(Records with drawing code)

>> START

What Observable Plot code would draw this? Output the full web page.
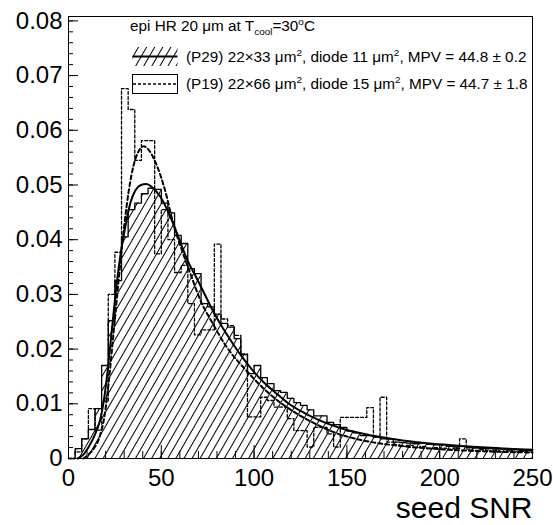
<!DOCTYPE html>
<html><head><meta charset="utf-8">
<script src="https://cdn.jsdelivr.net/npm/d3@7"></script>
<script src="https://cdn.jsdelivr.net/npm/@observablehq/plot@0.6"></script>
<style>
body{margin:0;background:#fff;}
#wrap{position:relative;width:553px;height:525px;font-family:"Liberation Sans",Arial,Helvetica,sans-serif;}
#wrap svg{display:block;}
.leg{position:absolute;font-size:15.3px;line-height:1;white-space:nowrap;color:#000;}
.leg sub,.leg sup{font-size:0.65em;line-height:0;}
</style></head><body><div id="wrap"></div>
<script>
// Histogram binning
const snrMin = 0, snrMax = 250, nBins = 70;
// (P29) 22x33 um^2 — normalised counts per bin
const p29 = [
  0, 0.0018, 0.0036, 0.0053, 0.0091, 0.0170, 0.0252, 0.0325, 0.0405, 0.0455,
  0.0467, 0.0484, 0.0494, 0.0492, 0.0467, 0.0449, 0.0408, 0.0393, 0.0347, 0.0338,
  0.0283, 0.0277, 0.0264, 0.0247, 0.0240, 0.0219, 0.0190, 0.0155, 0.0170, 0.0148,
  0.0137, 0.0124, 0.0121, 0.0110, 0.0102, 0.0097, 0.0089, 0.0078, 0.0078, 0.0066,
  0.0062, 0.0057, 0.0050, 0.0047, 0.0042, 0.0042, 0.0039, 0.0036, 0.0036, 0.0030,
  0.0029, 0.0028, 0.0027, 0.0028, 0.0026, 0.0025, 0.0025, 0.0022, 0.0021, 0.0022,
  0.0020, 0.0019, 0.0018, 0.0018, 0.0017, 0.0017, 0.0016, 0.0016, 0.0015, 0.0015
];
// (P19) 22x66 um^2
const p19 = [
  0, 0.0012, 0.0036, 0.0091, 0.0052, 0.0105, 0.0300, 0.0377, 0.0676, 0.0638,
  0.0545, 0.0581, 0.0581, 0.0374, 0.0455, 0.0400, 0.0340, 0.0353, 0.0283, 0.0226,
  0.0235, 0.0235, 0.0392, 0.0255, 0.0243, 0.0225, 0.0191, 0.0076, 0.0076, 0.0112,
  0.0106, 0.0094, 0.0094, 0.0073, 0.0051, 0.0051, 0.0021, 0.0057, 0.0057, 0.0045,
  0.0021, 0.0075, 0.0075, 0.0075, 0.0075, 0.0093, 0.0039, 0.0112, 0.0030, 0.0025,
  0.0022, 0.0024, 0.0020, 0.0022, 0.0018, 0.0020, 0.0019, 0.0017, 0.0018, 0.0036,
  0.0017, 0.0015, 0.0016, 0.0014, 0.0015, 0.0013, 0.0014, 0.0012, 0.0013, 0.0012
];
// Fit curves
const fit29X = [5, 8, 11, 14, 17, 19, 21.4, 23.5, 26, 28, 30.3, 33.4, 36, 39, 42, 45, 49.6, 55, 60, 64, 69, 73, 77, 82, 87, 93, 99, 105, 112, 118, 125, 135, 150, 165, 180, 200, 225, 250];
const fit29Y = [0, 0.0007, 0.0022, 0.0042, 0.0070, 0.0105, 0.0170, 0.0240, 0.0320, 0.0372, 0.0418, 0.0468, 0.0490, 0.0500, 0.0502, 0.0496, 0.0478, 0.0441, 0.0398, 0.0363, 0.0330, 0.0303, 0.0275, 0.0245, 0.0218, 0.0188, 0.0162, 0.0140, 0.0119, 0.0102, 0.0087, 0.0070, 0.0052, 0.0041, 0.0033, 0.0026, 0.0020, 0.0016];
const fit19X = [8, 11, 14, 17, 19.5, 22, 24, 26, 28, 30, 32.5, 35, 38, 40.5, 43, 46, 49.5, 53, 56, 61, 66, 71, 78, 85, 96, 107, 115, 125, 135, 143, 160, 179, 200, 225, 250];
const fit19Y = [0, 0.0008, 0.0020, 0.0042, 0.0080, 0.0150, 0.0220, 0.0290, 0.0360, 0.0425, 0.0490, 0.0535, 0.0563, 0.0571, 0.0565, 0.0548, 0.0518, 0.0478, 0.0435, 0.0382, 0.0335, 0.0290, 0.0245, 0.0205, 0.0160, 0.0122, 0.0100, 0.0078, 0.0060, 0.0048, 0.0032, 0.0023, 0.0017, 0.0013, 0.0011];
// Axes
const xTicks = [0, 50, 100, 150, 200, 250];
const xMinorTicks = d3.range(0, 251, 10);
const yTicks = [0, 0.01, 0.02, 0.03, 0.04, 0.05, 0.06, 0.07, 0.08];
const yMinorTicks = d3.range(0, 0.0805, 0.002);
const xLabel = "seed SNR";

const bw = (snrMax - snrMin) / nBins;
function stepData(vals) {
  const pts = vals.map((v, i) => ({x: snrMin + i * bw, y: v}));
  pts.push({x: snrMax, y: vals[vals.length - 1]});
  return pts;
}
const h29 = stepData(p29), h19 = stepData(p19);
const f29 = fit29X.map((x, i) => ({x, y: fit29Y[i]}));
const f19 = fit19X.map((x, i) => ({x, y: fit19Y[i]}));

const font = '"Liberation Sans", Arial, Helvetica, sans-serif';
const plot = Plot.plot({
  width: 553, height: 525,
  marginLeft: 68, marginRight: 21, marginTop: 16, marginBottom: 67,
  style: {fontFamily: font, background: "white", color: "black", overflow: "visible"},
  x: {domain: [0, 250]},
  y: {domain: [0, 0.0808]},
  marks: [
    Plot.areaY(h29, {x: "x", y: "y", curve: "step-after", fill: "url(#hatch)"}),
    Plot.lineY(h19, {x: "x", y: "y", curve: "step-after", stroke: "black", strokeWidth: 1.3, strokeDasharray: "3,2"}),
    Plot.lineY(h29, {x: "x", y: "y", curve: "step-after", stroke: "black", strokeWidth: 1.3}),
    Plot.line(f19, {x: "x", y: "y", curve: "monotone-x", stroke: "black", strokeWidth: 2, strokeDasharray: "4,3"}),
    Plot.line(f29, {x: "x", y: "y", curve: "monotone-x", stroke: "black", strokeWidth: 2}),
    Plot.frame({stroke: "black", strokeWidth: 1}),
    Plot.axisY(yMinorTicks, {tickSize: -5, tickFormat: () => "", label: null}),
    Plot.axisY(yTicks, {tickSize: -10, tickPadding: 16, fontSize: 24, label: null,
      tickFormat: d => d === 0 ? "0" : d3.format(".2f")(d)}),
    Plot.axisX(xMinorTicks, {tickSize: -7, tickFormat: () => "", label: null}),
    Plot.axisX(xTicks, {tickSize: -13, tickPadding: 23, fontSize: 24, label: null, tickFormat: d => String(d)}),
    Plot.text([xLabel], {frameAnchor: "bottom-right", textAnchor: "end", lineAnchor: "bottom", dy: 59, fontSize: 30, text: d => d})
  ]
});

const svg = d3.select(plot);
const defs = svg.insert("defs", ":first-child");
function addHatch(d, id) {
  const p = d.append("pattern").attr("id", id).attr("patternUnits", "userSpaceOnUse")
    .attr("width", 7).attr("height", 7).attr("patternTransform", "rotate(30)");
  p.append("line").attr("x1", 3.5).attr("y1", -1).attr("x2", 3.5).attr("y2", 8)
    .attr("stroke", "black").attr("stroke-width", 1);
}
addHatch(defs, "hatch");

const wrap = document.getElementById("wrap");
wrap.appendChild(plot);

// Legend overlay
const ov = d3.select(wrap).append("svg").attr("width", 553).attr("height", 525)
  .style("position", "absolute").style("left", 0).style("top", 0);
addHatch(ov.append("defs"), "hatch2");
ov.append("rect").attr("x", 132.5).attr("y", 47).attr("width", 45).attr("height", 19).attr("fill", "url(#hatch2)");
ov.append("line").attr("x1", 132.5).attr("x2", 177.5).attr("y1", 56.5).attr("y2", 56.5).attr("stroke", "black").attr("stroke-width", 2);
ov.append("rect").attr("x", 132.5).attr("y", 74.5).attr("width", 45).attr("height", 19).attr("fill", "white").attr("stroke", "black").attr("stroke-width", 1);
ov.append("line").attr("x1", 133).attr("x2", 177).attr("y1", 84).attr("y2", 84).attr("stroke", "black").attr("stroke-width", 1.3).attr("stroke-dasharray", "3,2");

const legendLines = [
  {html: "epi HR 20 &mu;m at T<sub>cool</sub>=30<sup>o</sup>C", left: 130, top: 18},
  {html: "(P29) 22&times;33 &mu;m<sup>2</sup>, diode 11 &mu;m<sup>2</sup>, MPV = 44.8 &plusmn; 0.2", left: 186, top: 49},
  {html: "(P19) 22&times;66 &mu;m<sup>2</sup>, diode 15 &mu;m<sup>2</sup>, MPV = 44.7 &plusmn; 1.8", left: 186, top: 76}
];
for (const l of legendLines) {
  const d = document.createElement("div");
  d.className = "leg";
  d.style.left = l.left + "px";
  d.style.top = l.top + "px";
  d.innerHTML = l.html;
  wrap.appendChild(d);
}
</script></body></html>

>> END
>> START

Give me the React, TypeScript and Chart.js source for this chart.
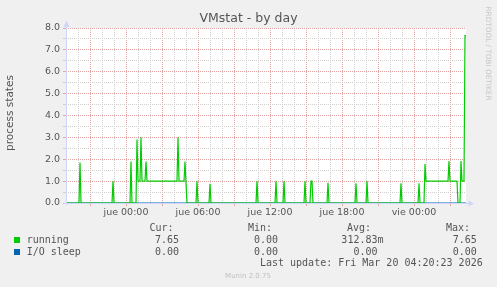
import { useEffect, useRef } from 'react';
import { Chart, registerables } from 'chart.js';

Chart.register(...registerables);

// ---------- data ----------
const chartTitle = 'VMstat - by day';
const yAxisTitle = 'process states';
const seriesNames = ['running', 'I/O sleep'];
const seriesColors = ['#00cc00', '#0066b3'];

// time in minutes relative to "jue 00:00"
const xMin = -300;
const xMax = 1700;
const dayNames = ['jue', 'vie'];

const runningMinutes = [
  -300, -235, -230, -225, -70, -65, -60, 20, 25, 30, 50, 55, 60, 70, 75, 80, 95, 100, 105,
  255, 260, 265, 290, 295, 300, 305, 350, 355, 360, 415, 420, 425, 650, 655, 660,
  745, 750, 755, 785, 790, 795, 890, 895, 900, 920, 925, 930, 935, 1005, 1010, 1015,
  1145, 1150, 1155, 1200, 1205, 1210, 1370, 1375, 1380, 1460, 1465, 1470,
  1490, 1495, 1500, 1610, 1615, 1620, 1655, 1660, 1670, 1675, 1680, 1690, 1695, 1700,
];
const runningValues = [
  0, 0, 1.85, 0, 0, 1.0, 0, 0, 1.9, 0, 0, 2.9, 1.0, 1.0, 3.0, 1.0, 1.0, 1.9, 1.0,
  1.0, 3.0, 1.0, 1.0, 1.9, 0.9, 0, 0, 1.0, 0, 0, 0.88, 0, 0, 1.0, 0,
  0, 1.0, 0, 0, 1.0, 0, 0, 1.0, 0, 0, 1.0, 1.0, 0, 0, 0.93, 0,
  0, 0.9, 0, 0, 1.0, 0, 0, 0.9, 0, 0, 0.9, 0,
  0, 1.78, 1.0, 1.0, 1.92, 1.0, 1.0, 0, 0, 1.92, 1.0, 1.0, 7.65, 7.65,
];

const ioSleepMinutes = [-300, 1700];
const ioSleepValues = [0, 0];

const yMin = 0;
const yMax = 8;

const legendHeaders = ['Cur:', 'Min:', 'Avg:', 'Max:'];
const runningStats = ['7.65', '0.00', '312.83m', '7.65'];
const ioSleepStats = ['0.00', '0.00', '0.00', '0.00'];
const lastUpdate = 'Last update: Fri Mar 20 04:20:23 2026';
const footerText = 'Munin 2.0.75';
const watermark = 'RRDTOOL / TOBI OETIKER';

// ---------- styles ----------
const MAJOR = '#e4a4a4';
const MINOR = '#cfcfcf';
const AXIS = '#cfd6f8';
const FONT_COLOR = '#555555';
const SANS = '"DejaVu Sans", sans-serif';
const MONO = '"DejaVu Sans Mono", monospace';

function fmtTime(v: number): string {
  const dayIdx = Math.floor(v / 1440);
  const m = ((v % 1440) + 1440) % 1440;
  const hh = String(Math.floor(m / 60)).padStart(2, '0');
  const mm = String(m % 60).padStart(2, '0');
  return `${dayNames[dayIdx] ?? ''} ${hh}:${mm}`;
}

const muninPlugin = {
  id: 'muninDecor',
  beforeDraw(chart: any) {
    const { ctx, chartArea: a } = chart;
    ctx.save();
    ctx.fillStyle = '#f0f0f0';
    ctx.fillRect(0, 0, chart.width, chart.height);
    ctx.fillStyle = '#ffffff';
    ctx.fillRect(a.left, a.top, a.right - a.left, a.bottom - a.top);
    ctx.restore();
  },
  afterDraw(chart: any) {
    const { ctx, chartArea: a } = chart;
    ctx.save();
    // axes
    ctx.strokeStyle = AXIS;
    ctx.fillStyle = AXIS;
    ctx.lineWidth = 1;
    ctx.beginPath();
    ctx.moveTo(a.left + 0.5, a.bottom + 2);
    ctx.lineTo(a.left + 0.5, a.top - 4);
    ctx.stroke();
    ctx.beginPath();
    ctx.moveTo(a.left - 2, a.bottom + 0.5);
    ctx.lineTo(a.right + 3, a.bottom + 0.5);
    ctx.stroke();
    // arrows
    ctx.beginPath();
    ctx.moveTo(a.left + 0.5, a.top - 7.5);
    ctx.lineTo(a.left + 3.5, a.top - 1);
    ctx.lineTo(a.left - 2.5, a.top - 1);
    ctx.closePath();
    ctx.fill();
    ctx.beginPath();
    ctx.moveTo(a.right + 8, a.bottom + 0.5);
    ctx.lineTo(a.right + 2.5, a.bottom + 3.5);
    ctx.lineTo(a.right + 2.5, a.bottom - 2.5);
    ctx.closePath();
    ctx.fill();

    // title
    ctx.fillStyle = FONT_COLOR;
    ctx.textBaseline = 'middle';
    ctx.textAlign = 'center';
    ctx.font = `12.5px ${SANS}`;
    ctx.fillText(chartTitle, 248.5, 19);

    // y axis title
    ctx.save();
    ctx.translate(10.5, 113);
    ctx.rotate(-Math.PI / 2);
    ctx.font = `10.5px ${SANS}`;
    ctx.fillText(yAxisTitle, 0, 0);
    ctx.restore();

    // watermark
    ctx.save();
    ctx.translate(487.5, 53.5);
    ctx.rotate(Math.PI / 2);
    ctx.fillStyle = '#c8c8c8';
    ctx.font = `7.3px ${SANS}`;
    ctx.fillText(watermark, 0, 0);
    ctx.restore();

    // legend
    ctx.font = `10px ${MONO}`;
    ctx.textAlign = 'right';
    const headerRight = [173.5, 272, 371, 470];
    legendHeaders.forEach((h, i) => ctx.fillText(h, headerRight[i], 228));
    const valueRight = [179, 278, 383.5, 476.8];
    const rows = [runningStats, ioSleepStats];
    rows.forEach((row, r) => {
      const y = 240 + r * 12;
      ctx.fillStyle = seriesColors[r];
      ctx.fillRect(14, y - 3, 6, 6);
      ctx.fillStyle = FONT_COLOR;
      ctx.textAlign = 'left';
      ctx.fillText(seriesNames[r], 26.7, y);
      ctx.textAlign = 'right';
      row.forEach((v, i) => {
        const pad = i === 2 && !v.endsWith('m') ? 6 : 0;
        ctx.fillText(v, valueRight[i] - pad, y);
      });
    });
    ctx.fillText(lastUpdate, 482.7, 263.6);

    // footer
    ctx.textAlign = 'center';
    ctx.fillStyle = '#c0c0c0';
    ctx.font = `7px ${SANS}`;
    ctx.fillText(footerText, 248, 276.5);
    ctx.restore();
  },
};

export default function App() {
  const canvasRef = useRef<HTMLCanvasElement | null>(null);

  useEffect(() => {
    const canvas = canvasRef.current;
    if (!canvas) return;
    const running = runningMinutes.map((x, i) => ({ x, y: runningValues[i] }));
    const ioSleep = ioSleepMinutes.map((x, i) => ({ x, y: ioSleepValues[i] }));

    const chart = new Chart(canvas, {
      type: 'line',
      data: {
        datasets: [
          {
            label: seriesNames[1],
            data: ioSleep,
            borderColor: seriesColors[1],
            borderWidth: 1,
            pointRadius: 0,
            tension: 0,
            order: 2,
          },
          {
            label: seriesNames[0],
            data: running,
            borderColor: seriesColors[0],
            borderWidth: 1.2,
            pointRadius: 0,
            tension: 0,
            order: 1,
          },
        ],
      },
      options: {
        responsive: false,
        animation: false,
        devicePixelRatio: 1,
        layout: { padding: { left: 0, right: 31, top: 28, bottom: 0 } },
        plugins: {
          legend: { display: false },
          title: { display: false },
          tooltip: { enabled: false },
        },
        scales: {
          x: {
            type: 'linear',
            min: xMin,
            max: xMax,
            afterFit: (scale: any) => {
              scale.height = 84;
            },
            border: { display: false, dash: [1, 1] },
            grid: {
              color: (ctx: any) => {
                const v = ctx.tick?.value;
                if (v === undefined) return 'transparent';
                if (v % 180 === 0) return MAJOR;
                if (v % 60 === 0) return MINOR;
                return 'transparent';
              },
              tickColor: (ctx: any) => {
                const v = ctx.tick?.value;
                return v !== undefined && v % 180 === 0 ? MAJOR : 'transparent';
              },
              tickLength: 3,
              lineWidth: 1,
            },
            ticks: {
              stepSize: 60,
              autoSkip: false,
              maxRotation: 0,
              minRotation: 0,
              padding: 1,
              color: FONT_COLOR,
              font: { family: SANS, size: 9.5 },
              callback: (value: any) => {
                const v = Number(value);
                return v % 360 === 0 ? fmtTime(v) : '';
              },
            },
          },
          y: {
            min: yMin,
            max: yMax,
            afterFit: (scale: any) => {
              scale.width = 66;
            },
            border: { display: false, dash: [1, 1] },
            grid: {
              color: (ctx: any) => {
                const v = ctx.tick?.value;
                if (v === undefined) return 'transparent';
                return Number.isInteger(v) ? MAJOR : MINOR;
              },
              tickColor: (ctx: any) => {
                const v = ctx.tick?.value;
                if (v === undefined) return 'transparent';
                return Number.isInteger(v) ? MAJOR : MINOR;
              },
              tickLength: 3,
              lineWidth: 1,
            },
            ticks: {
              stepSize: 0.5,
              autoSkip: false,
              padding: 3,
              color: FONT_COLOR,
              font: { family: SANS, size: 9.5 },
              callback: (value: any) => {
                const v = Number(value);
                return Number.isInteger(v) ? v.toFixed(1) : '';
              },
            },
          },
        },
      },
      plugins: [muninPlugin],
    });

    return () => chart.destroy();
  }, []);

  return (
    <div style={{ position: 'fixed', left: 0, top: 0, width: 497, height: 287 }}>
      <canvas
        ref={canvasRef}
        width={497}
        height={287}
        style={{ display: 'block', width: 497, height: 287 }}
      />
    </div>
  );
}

>> END
>> START

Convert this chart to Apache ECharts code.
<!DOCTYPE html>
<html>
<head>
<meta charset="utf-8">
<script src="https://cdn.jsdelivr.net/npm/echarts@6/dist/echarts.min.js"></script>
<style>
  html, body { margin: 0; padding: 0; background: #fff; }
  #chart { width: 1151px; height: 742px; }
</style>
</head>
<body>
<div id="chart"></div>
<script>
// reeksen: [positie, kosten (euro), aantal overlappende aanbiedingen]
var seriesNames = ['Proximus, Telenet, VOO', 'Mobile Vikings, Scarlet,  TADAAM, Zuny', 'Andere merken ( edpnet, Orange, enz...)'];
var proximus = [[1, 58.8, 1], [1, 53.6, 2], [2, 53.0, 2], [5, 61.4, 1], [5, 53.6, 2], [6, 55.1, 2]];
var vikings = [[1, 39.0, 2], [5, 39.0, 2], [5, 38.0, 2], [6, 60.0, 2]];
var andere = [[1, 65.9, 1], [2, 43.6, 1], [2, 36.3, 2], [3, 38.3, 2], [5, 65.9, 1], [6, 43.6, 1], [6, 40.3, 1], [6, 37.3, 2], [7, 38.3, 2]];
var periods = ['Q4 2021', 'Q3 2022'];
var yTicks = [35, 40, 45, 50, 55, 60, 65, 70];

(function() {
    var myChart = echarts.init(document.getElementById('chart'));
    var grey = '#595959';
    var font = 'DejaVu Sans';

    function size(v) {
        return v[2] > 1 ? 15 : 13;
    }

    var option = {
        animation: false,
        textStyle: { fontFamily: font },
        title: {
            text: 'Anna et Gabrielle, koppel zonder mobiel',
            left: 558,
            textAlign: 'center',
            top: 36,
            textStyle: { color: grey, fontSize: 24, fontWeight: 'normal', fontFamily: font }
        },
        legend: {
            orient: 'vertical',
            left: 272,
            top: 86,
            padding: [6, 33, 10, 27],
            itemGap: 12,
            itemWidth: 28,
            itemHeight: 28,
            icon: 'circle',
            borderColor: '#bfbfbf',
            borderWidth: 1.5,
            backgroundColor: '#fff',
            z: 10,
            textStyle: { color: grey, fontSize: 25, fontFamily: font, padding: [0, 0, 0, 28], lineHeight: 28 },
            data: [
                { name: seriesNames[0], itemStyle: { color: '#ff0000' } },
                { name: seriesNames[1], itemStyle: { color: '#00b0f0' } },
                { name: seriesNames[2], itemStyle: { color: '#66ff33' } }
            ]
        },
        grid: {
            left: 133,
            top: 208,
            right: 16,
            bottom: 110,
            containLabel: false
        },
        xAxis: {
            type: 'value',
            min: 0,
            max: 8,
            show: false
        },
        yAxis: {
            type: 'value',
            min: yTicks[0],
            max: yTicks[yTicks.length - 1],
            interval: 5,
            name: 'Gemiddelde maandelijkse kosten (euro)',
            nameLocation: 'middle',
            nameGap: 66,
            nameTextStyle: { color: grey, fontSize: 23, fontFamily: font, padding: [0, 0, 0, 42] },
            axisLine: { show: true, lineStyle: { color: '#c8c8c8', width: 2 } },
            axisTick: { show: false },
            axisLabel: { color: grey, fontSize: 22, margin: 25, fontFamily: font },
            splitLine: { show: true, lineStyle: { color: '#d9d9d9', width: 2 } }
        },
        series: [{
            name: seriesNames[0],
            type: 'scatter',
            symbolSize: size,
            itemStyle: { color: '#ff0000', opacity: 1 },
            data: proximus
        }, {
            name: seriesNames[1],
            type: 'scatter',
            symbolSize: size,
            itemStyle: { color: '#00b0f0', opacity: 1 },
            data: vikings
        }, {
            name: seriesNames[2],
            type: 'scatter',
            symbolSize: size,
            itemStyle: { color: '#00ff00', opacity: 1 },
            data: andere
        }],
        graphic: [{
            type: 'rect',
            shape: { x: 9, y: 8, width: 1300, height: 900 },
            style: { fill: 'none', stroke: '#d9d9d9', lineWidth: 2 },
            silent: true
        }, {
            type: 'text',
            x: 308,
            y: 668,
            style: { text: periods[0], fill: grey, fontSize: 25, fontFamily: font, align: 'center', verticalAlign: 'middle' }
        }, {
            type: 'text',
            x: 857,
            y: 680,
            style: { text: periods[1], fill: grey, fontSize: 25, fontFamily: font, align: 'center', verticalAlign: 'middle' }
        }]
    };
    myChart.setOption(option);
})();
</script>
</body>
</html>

>> END

• **STATED PROBLEM**:
Locate the word "this" in the records above, and return each line that has it.

• **FINISHED ANSWER**:
What Observable Plot code would draw this? Output the full web page.
Give me the React, TypeScript and Chart.js source for this chart.
Convert this chart to Apache ECharts code.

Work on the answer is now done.